After a poor year in 2018, global shipments of gaming desktops, notebooks, and monitors rebounded in the second quarter of 2019, according to new gaming device shipments research from International Data Corporation (IDC). Gaming device unit shipments reached 10.4 million in the second quarter, representing a 16.5% increase from the same period a year ago.
IDC credited a reduction in CPU shortages and improved GPU inventory for the boost.
Dominating the recent numbers were gaming notebooks, which continued to dominate the gaming device market, with 12.7% growth compared to the same period in 2018. IDC credited the strength to a wide number of pricing points, enabling those at the low end of the market, those looking for very high-end systems and those in between to have a number of choices that fit their needs. The availability of models supporting popular ray tracing also helped fuel growth.

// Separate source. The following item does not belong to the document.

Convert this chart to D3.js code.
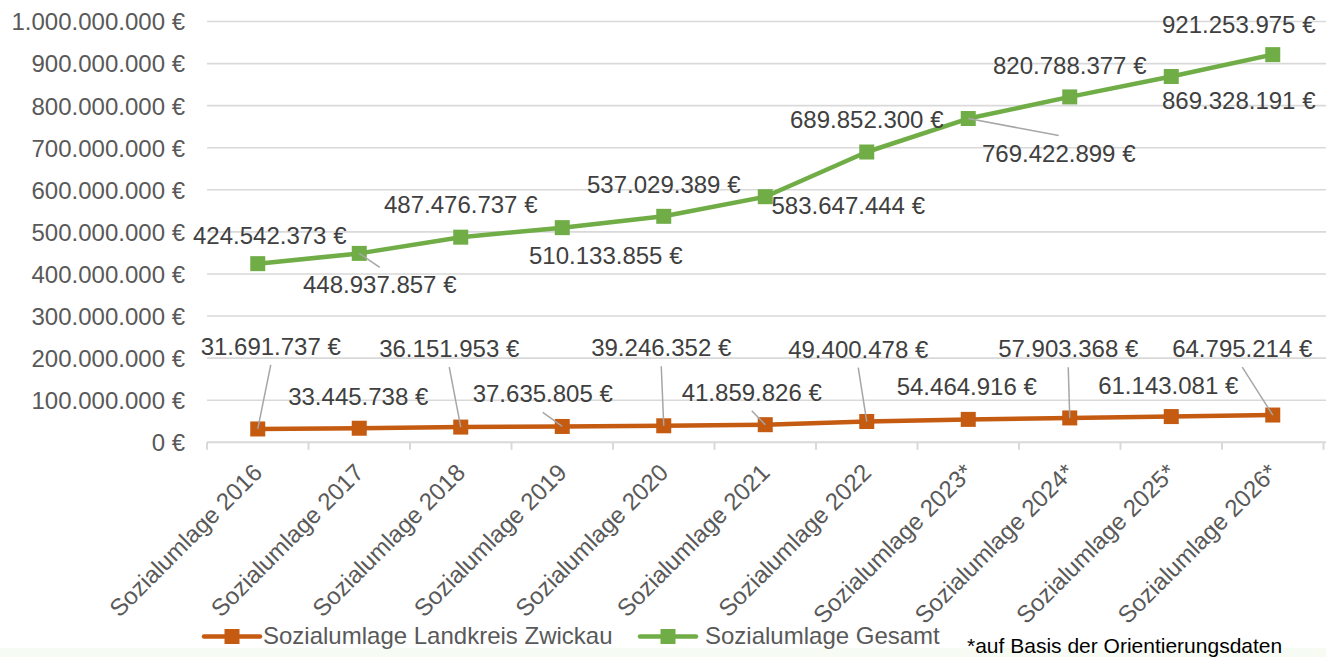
<!DOCTYPE html>
<html>
<head>
<meta charset="utf-8">
<script src="https://cdn.jsdelivr.net/npm/d3@7"></script>
<style>
  html, body { margin: 0; padding: 0; background: #ffffff; }
  svg { display: block; }
  text { font-family: "Liberation Sans", Arial, sans-serif; }
</style>
</head>
<body>
<svg id="chart" width="1326" height="657"></svg>
<script>
// ---------- data ----------
const categories = [
  "Sozialumlage 2016", "Sozialumlage 2017", "Sozialumlage 2018", "Sozialumlage 2019",
  "Sozialumlage 2020", "Sozialumlage 2021", "Sozialumlage 2022", "Sozialumlage 2023*",
  "Sozialumlage 2024*", "Sozialumlage 2025*", "Sozialumlage 2026*"
];
const zwickau = [31691737, 33445738, 36151953, 37635805, 39246352, 41859826,
                 49400478, 54464916, 57903368, 61143081, 64795214];
const gesamt = [424542373, 448937857, 487476737, 510133855, 537029389, 583647444,
                689852300, 769422899, 820788377, 869328191, 921253975];
const yTicks = [0, 100000000, 200000000, 300000000, 400000000, 500000000,
                600000000, 700000000, 800000000, 900000000, 1000000000];
const seriesNames = ["Sozialumlage Landkreis Zwickau", "Sozialumlage Gesamt"];
const footnote = "*auf Basis der Orientierungsdaten";

// ---------- layout (label placement: [dx, dy to baseline, leader]) ----------
const zwickauLabelPos = [
  [13, -74, 1], [-1, -23, 0], [-11.5, -70, 1], [-19.5, -24, 1], [-2.5, -69.5, 1],
  [-13.5, -24, 1], [-8.5, -64, 1], [-1.5, -24, 0], [-1.5, -60.6, 1], [-3, -23, 0], [-30.5, -58, 1]
];
const gesamtLabelPos = [
  [12, -20, 0], [20.5, 40, 1], [0, -24, 0], [43.5, 36, 0], [0, -23, 0],
  [83, 17, 0], [0, -24, 0], [90.5, 43, 1], [0, -23, 0], [67.5, 33, 0], [-34, -22, 0]
];

const colors = { zwickau: "#C55A11", gesamt: "#70AD47" };

// ---------- setup ----------
const svg = d3.select("#chart");
const W = 1326, H = 657;

const de = d3.formatLocale({ decimal: ",", thousands: ".", grouping: [3], currency: ["", " €"] });
const fmt = v => de.format(",.0f")(v) + " €";

const x = d3.scaleBand().domain(categories).range([207, 1323.5]).padding(0);
const y = d3.scaleLinear().domain([0, 1000000000]).range([442.3, 21.5]);
const cx = c => x(c) + x.bandwidth() / 2;

// bottom faint strip
svg.append("rect").attr("x", 0).attr("y", 648).attr("width", W).attr("height", H - 648)
  .attr("fill", "#f6fbf3");

// gridlines
svg.append("g").selectAll("line").data(yTicks.filter(d => d > 0)).join("line")
  .attr("x1", 207).attr("x2", W)
  .attr("y1", d => y(d)).attr("y2", d => y(d))
  .attr("stroke", "#d9d9d9").attr("stroke-width", 1.6);

// y axis labels
const yAxis = d3.axisLeft(y).tickValues(yTicks).tickSize(0).tickPadding(0).tickFormat(fmt);
const gy = svg.append("g").attr("transform", "translate(185,0)").call(yAxis);
gy.select(".domain").remove();
gy.selectAll("text").attr("font-size", 24).attr("fill", "#595959")
  .attr("font-family", "'Liberation Sans', Arial, sans-serif").attr("dy", "0.35em");

// x axis line + ticks at band boundaries
const gx = svg.append("g");
gx.append("line").attr("x1", 207).attr("x2", W).attr("y1", y(0)).attr("y2", y(0))
  .attr("stroke", "#d9d9d9").attr("stroke-width", 2);
const bounds = categories.map(c => x(c)).concat([x.range()[1]]);
gx.selectAll("line.tick").data(bounds).join("line").attr("class", "tick")
  .attr("x1", d => d).attr("x2", d => d).attr("y1", y(0)).attr("y2", y(0) + 7.5)
  .attr("stroke", "#d9d9d9").attr("stroke-width", 2);

// x labels rotated
gx.selectAll("text.xl").data(categories).join("text").attr("class", "xl")
  .attr("transform", d => `translate(${cx(d) + 6},474) rotate(-45)`)
  .attr("text-anchor", "end").attr("font-size", 24).attr("fill", "#595959")
  .text(d => d);

// series
function drawSeries(values, color) {
  const line = d3.line().x((d, i) => cx(categories[i])).y(d => y(d));
  svg.append("path").datum(values).attr("d", line)
    .attr("fill", "none").attr("stroke", color).attr("stroke-width", 4.5)
    .attr("stroke-linejoin", "round");
  svg.append("g").selectAll("rect").data(values).join("rect")
    .attr("x", (d, i) => cx(categories[i]) - 7.5).attr("y", d => y(d) - 7.5)
    .attr("width", 15).attr("height", 15).attr("fill", color);
}
drawSeries(zwickau, colors.zwickau);
drawSeries(gesamt, colors.gesamt);

// labels
function drawLabels(values, pos) {
  const g = svg.append("g");
  values.forEach((v, i) => {
    const px = cx(categories[i]), py = y(v);
    const [dx, dy, leader] = pos[i];
    const lx = px + dx, ly = py + dy;
    if (leader) {
      const ey = dy < 0 ? ly + 10 : ly - 26;
      g.append("line").attr("x1", px).attr("y1", py).attr("x2", lx).attr("y2", ey)
        .attr("stroke", "#a6a6a6").attr("stroke-width", 1.5);
    }
    g.append("text").attr("x", lx).attr("y", ly).attr("text-anchor", "middle")
      .attr("font-size", 24).attr("fill", "#404040").text(fmt(v));
  });
}
drawLabels(zwickau, zwickauLabelPos);
drawLabels(gesamt, gesamtLabelPos);

// legend
const legend = svg.append("g");
const legendItems = [
  { name: seriesNames[0], color: colors.zwickau, x0: 204, tx: 263 },
  { name: seriesNames[1], color: colors.gesamt, x0: 640, tx: 705 }
];
legendItems.forEach(it => {
  legend.append("line").attr("x1", it.x0).attr("x2", it.x0 + 56).attr("y1", 636.5).attr("y2", 636.5)
    .attr("stroke", it.color).attr("stroke-width", 4.5).attr("stroke-linecap", "round");
  legend.append("rect").attr("x", it.x0 + 20.5).attr("y", 629).attr("width", 15).attr("height", 15)
    .attr("fill", it.color);
  legend.append("text").attr("x", it.tx).attr("y", 644).attr("font-size", 24)
    .attr("fill", "#595959").text(it.name);
});

// footnote
svg.append("text").attr("x", 967).attr("y", 653).attr("font-size", 21).attr("fill", "#000000")
  .text(footnote);
</script>
</body>
</html>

Even gaming desktops, which had a recent history of poor performances, saw a modest upswing, with a 3.3% gain, according to IDC.
“Even as the second quarter saw a general reprieve for gaming desktops, the decline of gaming desktops in emerging markets, particularly in China, is concerning for vendors and signals the larger trend of moving toward more mobile form factors that can still get the job done,” said Jay Chou, research manager for IDC’s Personal Computing Device Tracker, in a prepared statement. “Gaming notebooks increasingly bring that value proposition of portability while also narrowing the performance gap against desktops.”
The research firm expects 9.6% growth for gaming desktops, notebooks, and monitors for the full year, resulting in a total of 42.8 million shipments, a figure that is expected to grow to 55.2 million units by the end of 2023.